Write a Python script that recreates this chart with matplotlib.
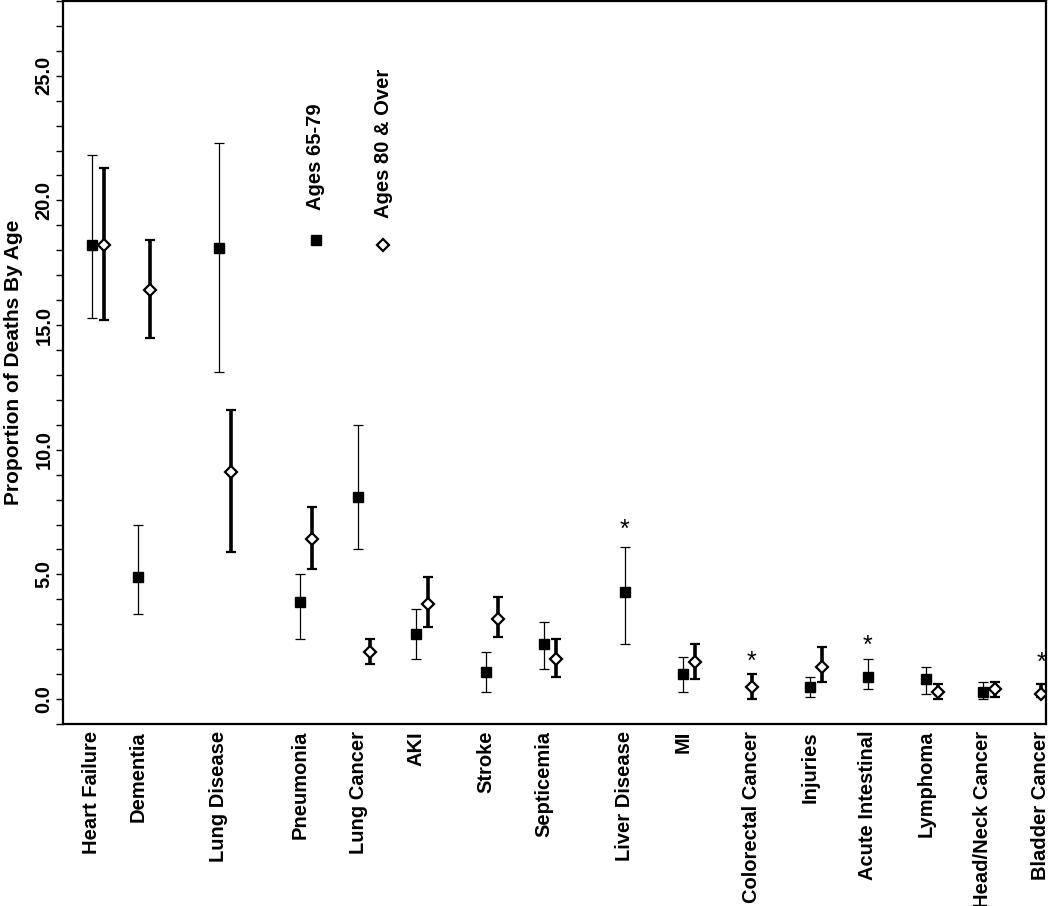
import numpy as np
import matplotlib
matplotlib.use("Agg")
import matplotlib.pyplot as plt
from matplotlib.ticker import MultipleLocator, FormatStrFormatter

plt.rcParams['font.family'] = ['Liberation Sans', 'DejaVu Sans']
plt.rcParams['font.weight'] = 'bold'

causes = ['Heart Failure', 'Dementia', 'Lung Disease', 'Pneumonia', 'Lung Cancer',
          'AKI', 'Stroke', 'Septicemia', 'Liver Disease', 'MI', 'Colorectal Cancer',
          'Injuries', 'Acute Intestinal', 'Lymphoma', 'Head/Neck Cancer', 'Bladder Cancer']
# category slot on the x axis (irregular spacing as in the original)
slot = [0.5, 1.29, 2.69, 4.09, 5.09, 6.09, 7.29, 8.29, 9.69, 10.69, 11.67,
        12.88, 13.88, 14.88, 15.86, 16.66]

nan = np.nan
# Ages 65-79
young = [18.2, 4.9, 18.1, 3.9, 8.1, 2.6, 1.1, 2.2, 4.3, 1.0, nan, 0.5, 0.9, 0.8, 0.3, nan]
young_lo = [15.3, 3.4, 13.1, 2.4, 6.0, 1.6, 0.3, 1.2, 2.2, 0.3, nan, 0.1, 0.4, 0.2, 0.0, nan]
young_hi = [21.8, 7.0, 22.3, 5.0, 11.0, 3.6, 1.9, 3.1, 6.1, 1.7, nan, 0.9, 1.6, 1.3, 0.7, nan]
# Ages 80 & Over
old = [18.2, 16.4, 9.1, 6.4, 1.9, 3.8, 3.2, 1.6, nan, 1.5, 0.5, 1.3, nan, 0.3, 0.4, 0.2]
old_lo = [15.2, 14.5, 5.9, 5.2, 1.4, 2.9, 2.5, 0.9, nan, 0.8, 0.0, 0.7, nan, 0.0, 0.1, 0.1]
old_hi = [21.3, 18.4, 11.6, 7.7, 2.4, 4.9, 4.1, 2.4, nan, 2.2, 1.0, 2.1, nan, 0.6, 0.7, 0.6]
# significance markers
star_cause = ['Liver Disease', 'Colorectal Cancer', 'Acute Intestinal', 'Bladder Cancer']
star_y = [6.8, 1.5, 2.15, 1.45]

slot = np.array(slot)
young = np.array(young); old = np.array(old)
off = 0.207
x_young = slot
x_old = slot + off

fig = plt.figure(figsize=(10.5, 9.06), dpi=100)
ax = fig.add_axes([0.06, 0.2009, 0.936, 0.7981])

ax.errorbar(x_young, young,
            yerr=[young - np.array(young_lo), np.array(young_hi) - young],
            fmt='s', ms=7, color='black', mfc='black', mec='black',
            elinewidth=0.9, capsize=3.6, capthick=0.9, zorder=3)
ax.errorbar(x_old, old,
            yerr=[old - np.array(old_lo), np.array(old_hi) - old],
            fmt='D', ms=6.5, color='black', mfc='white', mec='black', mew=1.6,
            elinewidth=2.6, capsize=3.6, capthick=2.6, zorder=3)

# asterisks above the flagged estimates
for c, sy in zip(star_cause, star_y):
    i = causes.index(c)
    sx = x_young[i] if not np.isnan(young[i]) else x_old[i]
    ax.text(sx, sy, '*', ha='center', va='center', fontsize=18, fontweight='normal')

# legend drawn inside the plot, vertical text like the original
ax.plot([0.257], [0.669], 's', ms=7, color='black', transform=ax.transAxes)
ax.text(0.257, 0.711, 'Ages 65-79', rotation=90, ha='center', va='bottom',
        fontsize=14.5, transform=ax.transAxes)
ax.plot([0.326], [0.663], 'D', ms=6.5, mfc='white', mec='black', mew=1.6,
        transform=ax.transAxes)
ax.text(0.326, 0.70, 'Ages 80 & Over', rotation=90, ha='center', va='bottom',
        fontsize=14.5, transform=ax.transAxes)

# x tick at the position of the first present marker
tick_x = [x_young[i] if not np.isnan(young[i]) else x_old[i] for i in range(len(causes))]
ax.set_xticks(tick_x)
ax.set_xticklabels(causes, rotation=90, fontsize=14.5, fontweight='bold')
ax.tick_params(axis='x', length=0, pad=5)

ax.set_xlim(0, 16.95)
ax.set_ylim(-1, 28)
ax.yaxis.set_major_locator(MultipleLocator(5))
ax.yaxis.set_minor_locator(MultipleLocator(1))
ax.yaxis.set_major_formatter(FormatStrFormatter('%.1f'))
ax.tick_params(axis='y', which='both', length=5, width=1, direction='out', pad=2)
for lab in ax.get_yticklabels():
    lab.set_rotation(90)
    lab.set_va('center')
    lab.set_fontsize(14.5)
    lab.set_fontweight('bold')

ax.set_ylabel('Proportion of Deaths By Age', fontsize=15, fontweight='bold', labelpad=8)

for s in ax.spines.values():
    s.set_linewidth(1.6)

plt.savefig('out.png', dpi=100)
═══
» INSTRUCTIONS TO FOLLOW:
Write down the number of lines where the word "matplotlib" appears, and nothing further.

» OUTPUT BELOW:
5